Description of the task>
Extract only the lines running from the top of the entries to the line that holds "ax = fig.add_axes([81". Include that line and omit the pictures.

Data entries>
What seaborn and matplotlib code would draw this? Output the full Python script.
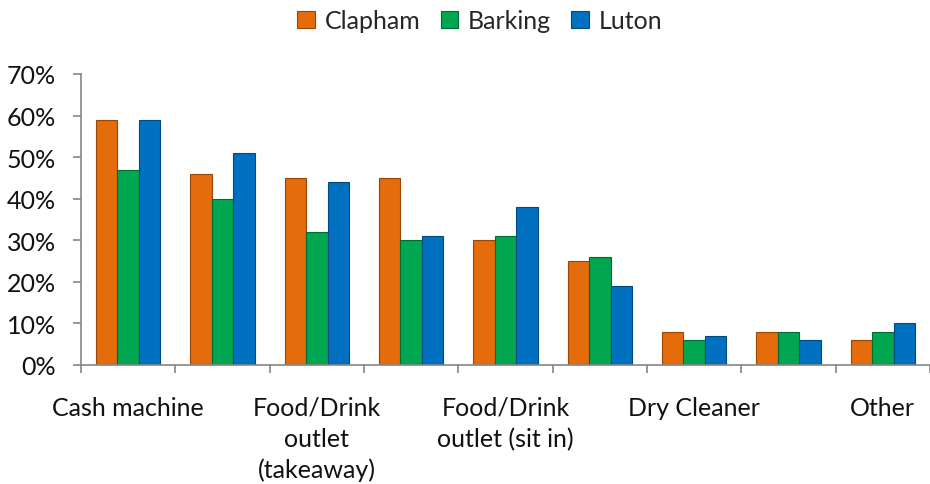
import matplotlib
matplotlib.use("Agg")
import matplotlib.pyplot as plt
import seaborn as sns
import pandas as pd
import numpy as np
from matplotlib.ticker import PercentFormatter, FixedLocator
from matplotlib.patches import Patch

# ---- data ----
categories = ["Cash machine", "Category 2", "Food/Drink outlet (takeaway)", "Category 4",
              "Food/Drink outlet (sit in)", "Category 6", "Dry Cleaner", "Category 8", "Other"]
tick_labels = ["Cash machine", "", "Food/Drink\noutlet\n(takeaway)", "",
               "Food/Drink\noutlet (sit in)", "", "Dry Cleaner", "", "Other"]
series_names = ["Clapham", "Barking", "Luton"]
clapham = [0.59, 0.46, 0.45, 0.45, 0.30, 0.25, 0.08, 0.08, 0.06]
barking = [0.47, 0.40, 0.32, 0.30, 0.31, 0.26, 0.06, 0.08, 0.08]
luton = [0.59, 0.51, 0.44, 0.31, 0.38, 0.19, 0.07, 0.06, 0.10]
y_ticks = [0, 0.1, 0.2, 0.3, 0.4, 0.5, 0.6, 0.7]

colors = ["#E46C0A", "#00A650", "#0070C0"]
edge_colors = ["#9A4607", "#006B34", "#004A80"]

df = pd.DataFrame({
    "category": categories * 3,
    "site": [s for s in series_names for _ in categories],
    "value": clapham + barking + luton,
})

sns.set_theme(style="white")
plt.rcParams["font.family"] = ["Lato", "DejaVu Sans"]

FS = 18

fig = plt.figure(figsize=(9.3, 4.85), dpi=100)
ax = fig.add_axes([81 / 930, 1 - 366 / 485, (930 - 81) / 930, (366 - 75) / 485])

sns.barplot(data=df, x="category", y="value", hue="site", order=categories,
            hue_order=series_names, palette=colors, width=0.68, ax=ax,
            saturation=1, legend=False, errorbar=None)

for cont, ec in zip(ax.containers, edge_colors):
    for bar in cont:
        bar.set_edgecolor(ec)
        bar.set_linewidth(0.8)

ax.set_xlim(-0.5, 8.41)
ax.set_ylim(0, 0.7)
ax.yaxis.set_major_locator(FixedLocator(y_ticks))
ax.yaxis.set_major_formatter(PercentFormatter(1.0, decimals=0))
ax.set_xlabel("")
ax.set_ylabel("")

ax.set_xticks(range(len(categories)))
ax.set_xticklabels(tick_labels, fontsize=FS, color="#111111", linespacing=1.42)
ax.set_xticks(np.arange(-0.5, len(categories), 1.0), minor=True)
ax.tick_params(axis="x", which="major", length=0, pad=22)
ax.tick_params(axis="x", which="minor", length=6, width=1.2, color="#868686", direction="out",
               bottom=True)
ax.tick_params(axis="y", which="major", length=6, width=1.2, color="#868686", direction="out",
               pad=12, labelsize=FS, labelcolor="#111111", left=True)

for side in ["top", "right"]:
    ax.spines[side].set_visible(False)
for side in ["left", "bottom"]:
    ax.spines[side].set_color("#868686")
    ax.spines[side].set_linewidth(1.2)

handles = [Patch(facecolor=c, edgecolor=e, linewidth=0.8) for c, e in zip(colors, edge_colors)]
fig.legend(handles, series_names, loc="upper center", bbox_to_anchor=(0.516, 1.025), ncol=3,
           frameon=False, fontsize=FS, handlelength=0.7, handleheight=0.7,
           handletextpad=0.4, columnspacing=0.8)

fig.savefig("out.png", dpi=100)
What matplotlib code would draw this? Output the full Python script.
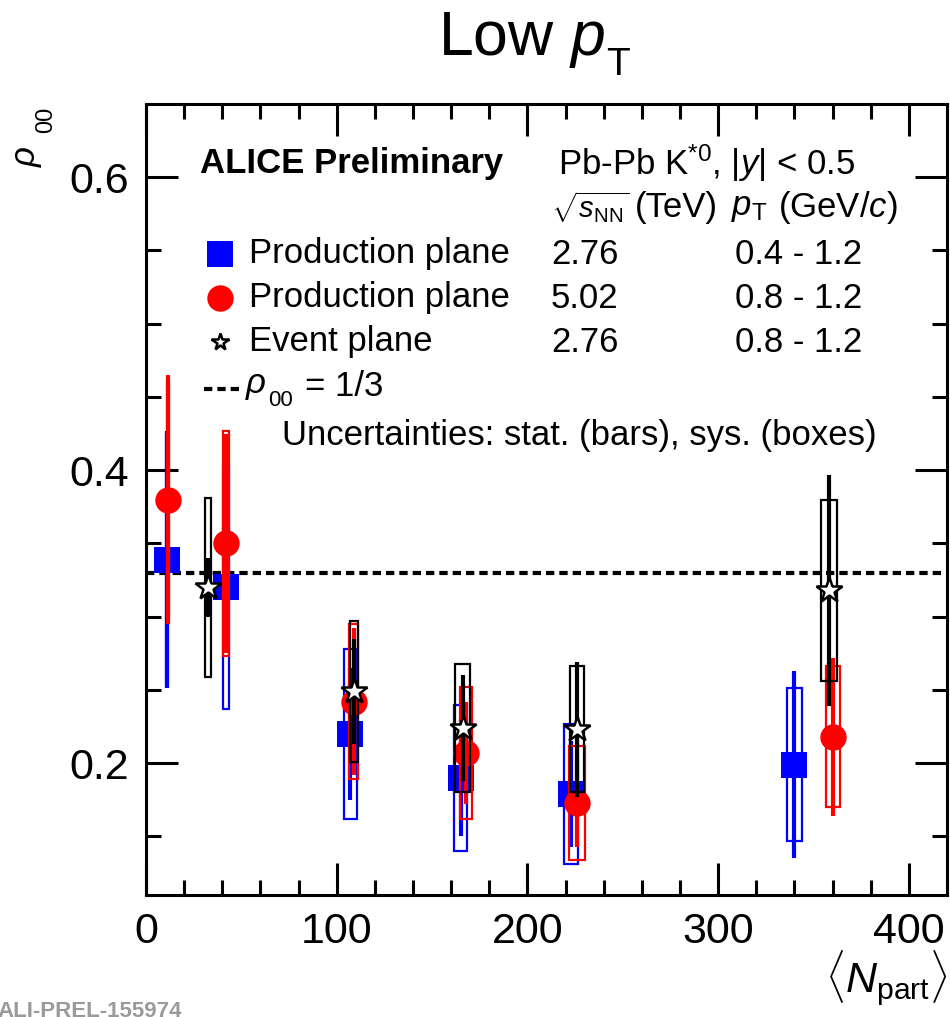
#!/usr/bin/env python
# Low pT rho_00 vs <Npart> for K*0 in Pb-Pb

import matplotlib
matplotlib.use('Agg')
import matplotlib.pyplot as plt
from matplotlib.patches import Rectangle

plt.rcParams['font.family'] = ['Liberation Sans', 'DejaVu Sans']
plt.rcParams['mathtext.fontset'] = 'custom'
plt.rcParams['mathtext.rm'] = 'Liberation Sans'
plt.rcParams['mathtext.it'] = 'Liberation Sans:italic'
plt.rcParams['mathtext.bf'] = 'Liberation Sans:bold'

# Production plane, 2.76 TeV, 0.4 - 1.2 GeV/c
pp276_npart = [11.0, 42.0, 107.0, 165.0, 223.0, 340.0]
pp276_rho = [0.339, 0.320, 0.220, 0.190, 0.179, 0.199]
pp276_stat = [0.088, 0.040, 0.045, 0.040, 0.036, 0.064]
pp276_sys = [0.085, 0.083, 0.058, 0.050, 0.048, 0.052]
pp276_dx = [1.5, 3.2, 6.8, 6.8, 7.3, 7.9]

# Production plane, 5.02 TeV, 0.8 - 1.2 GeV/c
pp502_npart = [11.5, 42.0, 109.0, 168.0, 226.0, 360.0]
pp502_rho = [0.380, 0.350, 0.242, 0.207, 0.173, 0.218]
pp502_stat = [0.085, 0.075, 0.050, 0.035, 0.030, 0.054]
pp502_sys = [0.080, 0.077, 0.053, 0.045, 0.039, 0.048]
pp502_dx = [1.5, 3.5, 4.7, 6.3, 7.9, 7.3]

# Event plane, 2.76 TeV, 0.8 - 1.2 GeV/c
ep276_npart = [32.5, 109.0, 166.0, 226.0, 358.0]
ep276_rho = [0.320, 0.249, 0.224, 0.223, 0.318]
ep276_stat = [0.020, 0.036, 0.036, 0.046, 0.079]
ep276_sys = [0.061, 0.048, 0.044, 0.043, 0.062]
ep276_dx = [3.2, 4.4, 7.9, 7.3, 8.4]

rho_ref = 0.33

W, H = 950, 1017


def pix(px, py):
    # figure pixel -> axes fraction
    return (px - 146) / 801.0, (895 - py) / 791.0


def fpix(px, py):
    # figure pixel -> figure fraction
    return px / W, 1 - py / H


def draw_series(ax, x, y, stat, sys, dx, color, marker, ms, face, z):
    for xi, yi, si, wi in zip(x, y, sys, dx):
        ax.add_patch(Rectangle((xi - wi / 2, yi - si), wi, 2 * si, fill=False,
                               edgecolor=color, lw=1.6, zorder=z))
    ax.errorbar(x, y, yerr=stat, fmt='none', ecolor=color, elinewidth=3,
                capsize=0, zorder=z + 0.1)
    ax.plot(x, y, linestyle='none', marker=marker, ms=ms, color=color,
            markerfacecolor=face, markeredgecolor=color,
            markeredgewidth=1.8 if face == 'white' else 0, zorder=z + 0.2)


def main():
    fig = plt.figure(figsize=(W / 100, H / 100), dpi=100)
    ax = fig.add_axes([146 / W, 1 - 895 / H, 801 / W, 791 / H])

    ax.set_xlim(0, 420)
    ax.set_ylim(0.11, 0.65)

    dots = (0, (2.0, 1.2))
    ax.axhline(rho_ref, color='black', lw=3, linestyle=dots, zorder=1)

    draw_series(ax, pp276_npart, pp276_rho, pp276_stat, pp276_sys, pp276_dx,
                '#0000ff', 's', 19, '#0000ff', 2)
    draw_series(ax, pp502_npart, pp502_rho, pp502_stat, pp502_sys, pp502_dx,
                '#ff0000', 'o', 19, '#ff0000', 3)
    draw_series(ax, ep276_npart, ep276_rho, ep276_stat, ep276_sys, ep276_dx,
                'black', '*', 19, 'white', 4)

    # axes styling
    ax.set_xticks([0, 100, 200, 300, 400])
    ax.set_xticks(range(0, 421, 20), minor=True)
    ax.set_yticks([0.2, 0.4, 0.6])
    ax.set_yticks([0.15 + 0.05 * i for i in range(10)], minor=True)
    ax.set_yticklabels(['0.2', '0.4', '0.6'])
    for sp in ax.spines.values():
        sp.set_linewidth(2.2)
    ax.tick_params(which='both', direction='in', top=True, right=True,
                   width=2.2, labelsize=31)
    ax.tick_params(which='major', length=23, pad=12)
    ax.tick_params(which='minor', length=11)

    # title
    fig.text(*fpix(438, 55), r'Low $p$', fontsize=45, ha='left', va='baseline')
    fig.text(*fpix(606, 75), 'T', fontsize=28, ha='left', va='baseline')

    # y-axis title, rho with a detached subscript
    t = ax.transAxes
    ax.text(*pix(28, 156), r'$\rho$', transform=t, rotation=90,
            ha='center', va='center', fontsize=25)
    ax.text(*pix(46, 120), '00', transform=t, rotation=90,
            ha='center', va='center', fontsize=17)
    ax.text(1.0, -0.068, r'$\langle N_{\mathrm{part}}\rangle$', transform=t,
            ha='right', va='top', fontsize=31)

    # legend block
    fs = 25
    ax.text(*pix(200, 163), 'ALICE Preliminary', transform=t, fontsize=fs,
            fontweight='bold', va='center', ha='left')
    ax.text(*pix(558, 163), r'Pb-Pb K$^{*0}$, |$y$| < 0.5', transform=t,
            fontsize=fs, va='center', ha='left')
    ax.text(*pix(551, 207), r'$\sqrt{s_{\mathrm{NN}}}$', transform=t,
            fontsize=21, va='center', ha='left')
    ax.text(*pix(635, 208), '(TeV)', transform=t,
            fontsize=fs, va='center', ha='left')
    ax.text(*pix(731, 208), r'$p_{\mathrm{T}}$', transform=t,
            fontsize=fs, va='center', ha='left')
    ax.text(*pix(778, 208), '(GeV/$c$)', transform=t,
            fontsize=fs, va='center', ha='left')

    rows = [
        ('s', '#0000ff', '#0000ff', 19, 'Production plane', '2.76', '0.4 - 1.2', 254),
        ('o', '#ff0000', '#ff0000', 19, 'Production plane', '5.02', '0.8 - 1.2', 298),
        ('*', 'black', 'white', 13, 'Event plane', '2.76', '0.8 - 1.2', 342),
    ]
    for mk, col, face, ms, label, energy, ptr, py in rows:
        mx, my = pix(220, py)
        ax.plot([mx], [my], marker=mk, ms=ms, color=col, markerfacecolor=face,
                markeredgecolor=col, markeredgewidth=1.8 if face == 'white' else 0,
                transform=t, clip_on=False, zorder=10)
        ax.text(*pix(249, py), label, transform=t, fontsize=fs, va='center', ha='left')
        ax.text(*pix(551, py), energy, transform=t, fontsize=fs, va='center', ha='left')
        ax.text(*pix(735, py), ptr, transform=t, fontsize=fs, va='center', ha='left')

    lx0, ly = pix(204, 389)
    lx1, _ = pix(240, 389)
    ax.plot([lx0, lx1], [ly, ly], color='black', lw=3, linestyle=dots,
            transform=t, clip_on=False)
    ax.text(*pix(245, 386), r'$\rho$', transform=t, fontsize=fs,
            va='center', ha='left')
    ax.text(*pix(268, 400), '00', transform=t, fontsize=16,
            va='center', ha='left')
    ax.text(*pix(305, 386), '= 1/3', transform=t, fontsize=fs,
            va='center', ha='left')
    ax.text(*pix(282, 436), 'Uncertainties: stat. (bars), sys. (boxes)', transform=t,
            fontsize=fs, va='center', ha='left')

    fig.text(-3 / W, -5 / H, 'ALI-PREL-155974', fontsize=16, fontweight='bold',
             color='#9a9a9a', ha='left', va='bottom')

    fig.savefig('out.png', dpi=100)
    plt.close(fig)
    return 0


if __name__ == '__main__':
    exit(main())
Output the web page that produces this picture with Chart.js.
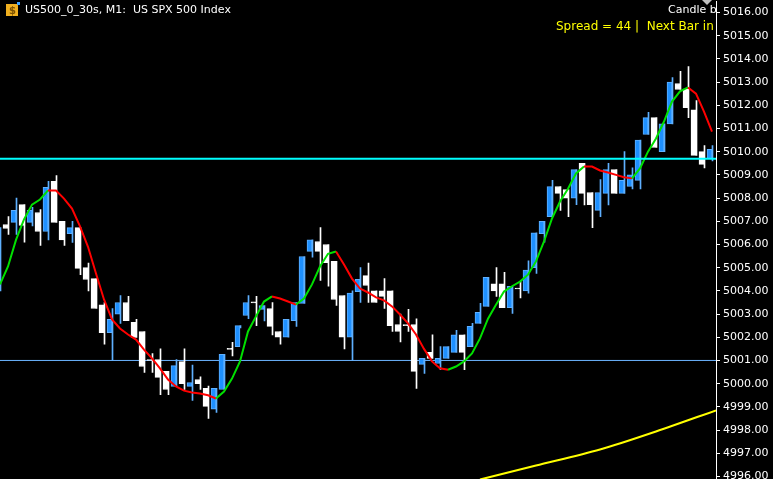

Response below>
What seaborn and matplotlib code would draw this? Output the full Python script.
import matplotlib
matplotlib.use("Agg")
import matplotlib.pyplot as plt
import seaborn as sns
import pandas as pd
import numpy as np
from matplotlib.ticker import PercentFormatter, FixedLocator
from matplotlib.patches import Patch

# ---- data ----
categories = ["Cash machine", "Category 2", "Food/Drink outlet (takeaway)", "Category 4",
              "Food/Drink outlet (sit in)", "Category 6", "Dry Cleaner", "Category 8", "Other"]
tick_labels = ["Cash machine", "", "Food/Drink\noutlet\n(takeaway)", "",
               "Food/Drink\noutlet (sit in)", "", "Dry Cleaner", "", "Other"]
series_names = ["Clapham", "Barking", "Luton"]
clapham = [0.59, 0.46, 0.45, 0.45, 0.30, 0.25, 0.08, 0.08, 0.06]
barking = [0.47, 0.40, 0.32, 0.30, 0.31, 0.26, 0.06, 0.08, 0.08]
luton = [0.59, 0.51, 0.44, 0.31, 0.38, 0.19, 0.07, 0.06, 0.10]
y_ticks = [0, 0.1, 0.2, 0.3, 0.4, 0.5, 0.6, 0.7]

colors = ["#E46C0A", "#00A650", "#0070C0"]
edge_colors = ["#9A4607", "#006B34", "#004A80"]

df = pd.DataFrame({
    "category": categories * 3,
    "site": [s for s in series_names for _ in categories],
    "value": clapham + barking + luton,
})

sns.set_theme(style="white")
plt.rcParams["font.family"] = ["Lato", "DejaVu Sans"]

FS = 18

fig = plt.figure(figsize=(9.3, 4.85), dpi=100)
ax = fig.add_axes([81 / 930, 1 - 366 / 485, (930 - 81) / 930, (366 - 75) / 485])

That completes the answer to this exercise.